The key argument for Capello himself carrying on in the role is harder to dismiss than the broader issue of foreign managers though. Prior to the tournament itself and its immediate build-up, Capello had successfully rebuilt national belief in the team and instilled a winning mentality with an effortless qualifying campaign. He also missed opportunities to experiment and therefore go to South Africa with a stronger hand as I have previously pointed out, but nonetheless he achieved qualification, something his English predecessor did not manage. To axe Capello too swiftly following the defeat to Germany would have broken a continuity that had been hard to re-establish. Decision makers at the FA would have wanted to avoid a knee jerk reaction to events resulting in the wrong appointment and another failed Euro qualification campaign.

However those urging to play it safe and stick with the expensive failure may live to regret their caution. The inaction and delay meant that Roy Hodgson, in many ways the perfect blend of culture, proven management in a tournament environment with limited resources and a truly English view of the game, slipped through the net to Liverpool.
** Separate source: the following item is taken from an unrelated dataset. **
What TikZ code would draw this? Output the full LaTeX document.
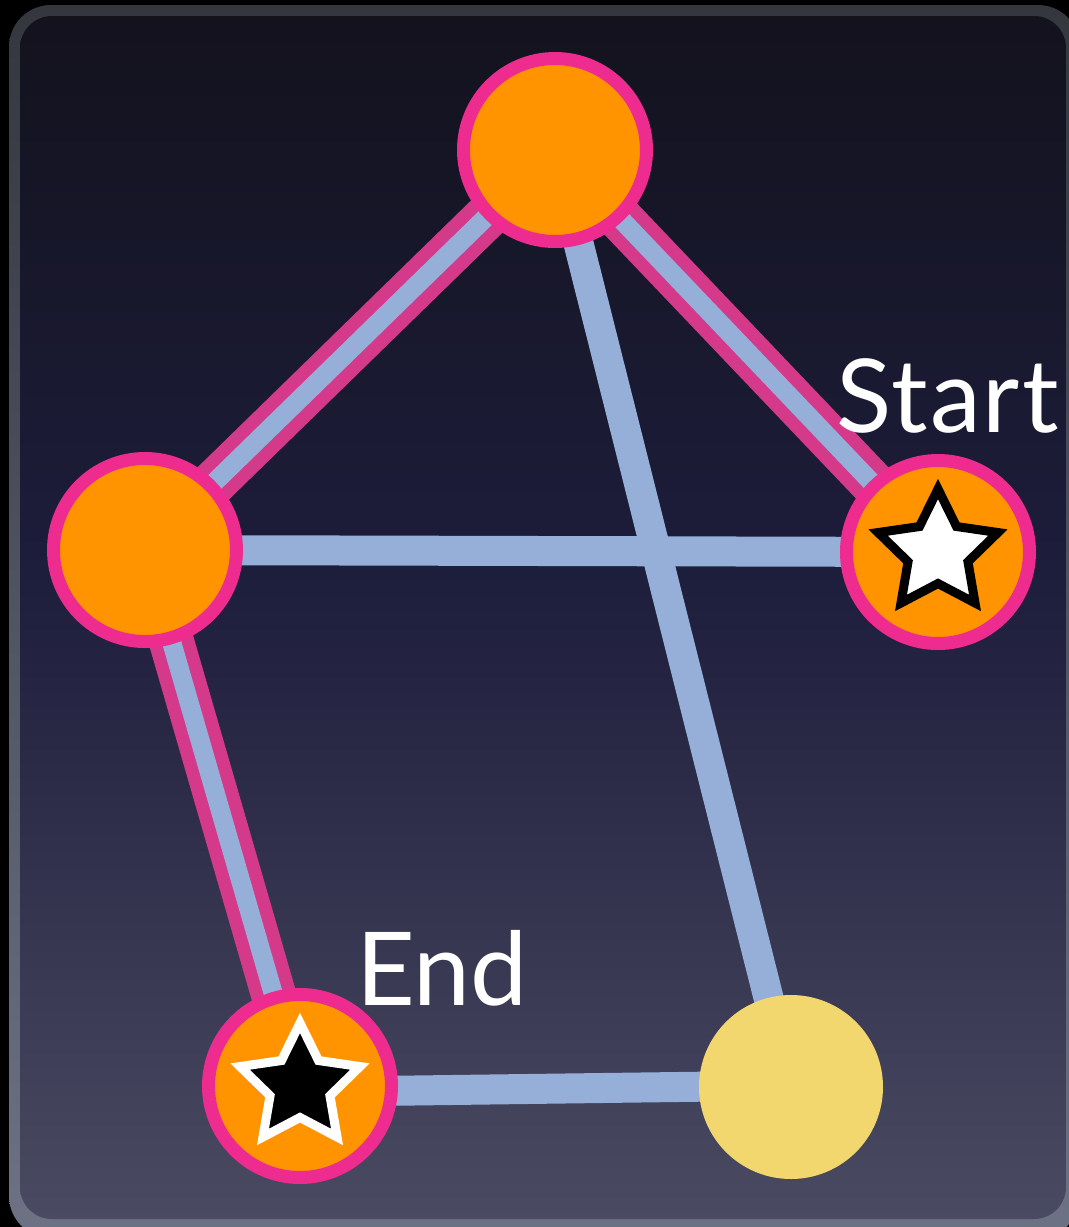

The argument for continuity is in my view blown apart by both the age of the squad and the failure necessitating something new; fresh legs and ideas. Ultimately employing a foreign coach for our national side can only be justified by success and there is no doubt that the achievements of Eriksson and Capello cannot be rated as such, even if they better the attempts of recent Englishman. Any top flight English manager is capable of achieving the same tournament finish notched by Capello and would do so with pride and passion representing his country, striving for the absolute best. For all Fabio’s touchline gesticulations he could not feel our national anguish. If the FA do continue to employ foreign coaches they may as well pursue those Premier League players that express a desire to play for England and apply for citizenship, despite having no English family link. They may as well surrender control of the national side to the Premier League and concede it is all about profit and that club football really does exceed international ties in terms of importance. They have missed an opportunity to lay the foundations for long term international success that plays to our strengths and can be proudly boasted of as an English accomplishment, not mocked by our opponents as the brainchild of an icy continental tinkerer.